I’ve argued with Mercurial Outfielder on here that there’s no reason to think Mike Quade is in over his head. Hardball Talk now has an article up titled Cubs manager Mike Quade is in over his head. Here’s why.
At least he sort of admitted after the Cubs’ latest loss Friday.
“This one is on me,” Mike Quade said after trying to get Randy Wells through the seventh inning in the game against the White Sox.
Because the manager took the blame for a loss, he’s in over his head? That must mean that Lou Piniella is. So is Dusty Baker. So is Tony LaRussa. So is Terry Francona. So is every other manager who has managed a professional baseball game. They have all, at one point or another, taken the blame for a loss because at one point or another, they are going to feel responsible for the loss. Managers generally aren’t shy about placing blame on themselves. In fact, it’s actually part of their job. We want the manager to shield the players so in doing so the manager covers for his players often excusing the play or simply taking the blame. If all you got is that Quade said this loss was on him, you got nothing.
In Quade’s defense, Wells was cruising up until that point. After a two-run first, he retired 11 in a row at one point. That stretch was only broken by a Brent Morel bunt single to begin the sixth. After the single, Wells got Carlos Quentin to ground into a double play and Paul Konerko to ground out. The entire inning consisted of just three pitches, and that followed a fifth in which he threw all of five pitches.
So he’s cruising along, throwing very few pitches in these innings, Mike Quade is in over his head.
Wells, though, didn’t deserve the benefit of the doubt once thngs started unraveling in the seventh. The right-hander, who was 0-2 with a 7.20 ERA in six starts since coming off the DL, gave up a single to A.J. Pierzynski and then an Alexei Ramirez homer that tied the game at 4.
True, he’s gotten off to a horrible start, but instead of quoting small samples, how about we look at everything RAndy Wells has done. He has a career 4.02 FIP. He’s a good pitcher who was rolling along. Should Quade have taken him out? Probably, but he’s far from the only manager who doesn’t take his starters out soon enough. See any non-elite starter who faces the lineup the 4th time around. Well, not every time. Some of them are meaningless blowout innings so why not, but most of the time the game is not in that state.
This is the way things have gone for Quade all year. Not that any manager would have the Cubs playing better than .500 ball, but even with their injuries, they’re better than a 34-49 team.
False. When the Cubs were 32-46, they’d have been expected to go 32-46 if healthy.
What exaclty is it that a manager has to be able to to do for him to not be in over his head? There have been some unbelievably stupid human beings who have managed baseball teams. It’s not a difficult job. Let’s forget about this. Managing a baseball team is as simple a job as there is. It’s the fucking equivalent of being a McDonald’s line cook. The hardest thing they do in each shift is fight to get through the rush. The hardest thing a manager does in his shift is manage a bunch of overpaid athletes in a way to ensure that their egos don’t interfere with what he wants. The rest of the shit is easy. If Joe Blow can sit at home and watch a game and know what should happen, don’t you think a manager knows? It’s not rocket science.

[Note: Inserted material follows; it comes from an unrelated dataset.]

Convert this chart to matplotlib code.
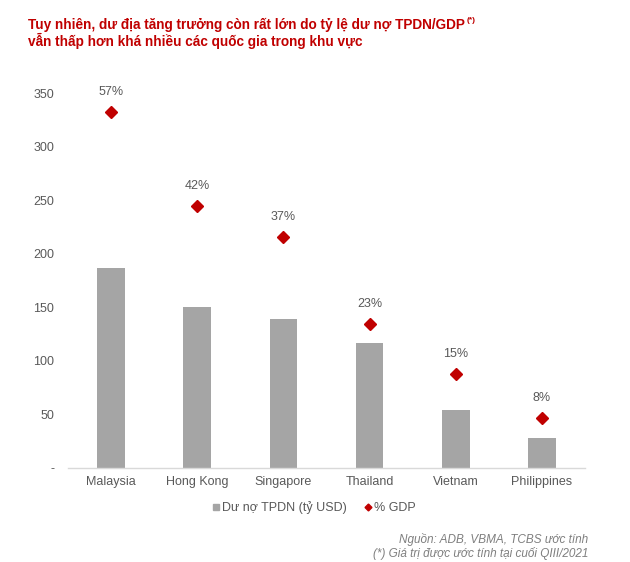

It’s putting together a lineup, talking to your bench coach, pitching and hitting coaches on occasion, telling overpaid athlete number 1 to shut up when he gets out of line, give someone a pat on the back who just sucked because confidence in this game is important, taking the ball out of an adult’s hand and handing it to someone else a few times each game and deciding when to pinch hit, hit and run, put on a stolen base for the players who don’t already have a green light, and then shaking hands with your team if they won the game. That’s it. That’s a manager’s job in MLB. On occasion they get mad and look foolish on tv as they argue with another adult just an inch apart. I imagine not having smelly breath would be a bonus in that situation so add regular teeth brushing and visits to the dentist to the list of what a manager has to do. He’s either got to sit on his ass or stand on the ledge a long time. Putting on some sun screen lotion when it’s really hot is probably a good idea so investing in some of that is important.
Mike Quade has been around this game a long time. He makes some mistakes as all managers do. He has some tendencies I’d prefer he not have, but that’s also true with all managers. One thing I know for sure though is that Mike Quade is more than qualified to write a lineup and hand baseballs to adults because that’s basically his job. That and sitting in the dugout for long stretches. It is not hard work. Any person who has ever played professional baseball would not be in over his head as a manager. While this game is complex, it’s not that difficult to grasp.
Besides, how the hell do we measure in-over-his-headness? I’ve only seen Quade manage for half a season, but I’d bet a thousand dollars that he’s not even the worst MLB manager in baseball.